We want our system to be able to work with images of Sudoku grids taken in a “natural” setting, without any too strong constraints. Therefore, we’ll have to do some sort of preprocessing to the input image, in order to neatly crop and rotate the grid from the full page of a magazine. Plus potentially any other adjustment required to facilitate the work of the component responsible for digit recognition.
Finally, it would be a nice touch if we were able to present the work in a nice format, say a web app where you upload your image and it is displayed with another image on the side showing the solution to the puzzle. The border is yellow because while I did something like that in the past, it’s not an aspect of projects that I consider myself to be an expert of, so I want to remember that that part might require more effort or research than the ones I’m more familiar with.

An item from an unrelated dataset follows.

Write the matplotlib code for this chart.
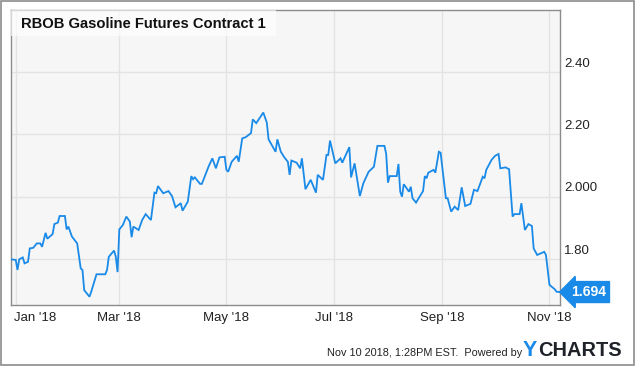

Further expanding the activities described at point 3, we get the final (so to speak) version of the breakdown:

THIS ISN’T EVEN MY FINAL FORM!
Image by author

This is good enough for now. Throughout the project you may find out that some of the tasks will be more or less complicated than you anticipated, or that they will have to be further split in even smaller tasks ones. You may even have forgotten something that you didn’t think of while planning. That’s normal, that’s bound to happen when you go from the idea of a product to actually implementing it.

What comes next

That’s it for now. We’re still at exactly 0 lines of code written but what is arguably one of the most important parts of any project has been completed. Planning is like the bass player in a band, you only notice it when it’s missing¹. In the upcoming articles I will cover how to implement all the tasks that are listed in the diagram above, starting from data ingestion/preprocessing. See you in a week!

Your joy is soon going to be the memory of a distant past, aunt Karen.

[1] Apologies to all bass players who shared a stage with me over the years. You know it’s the truth.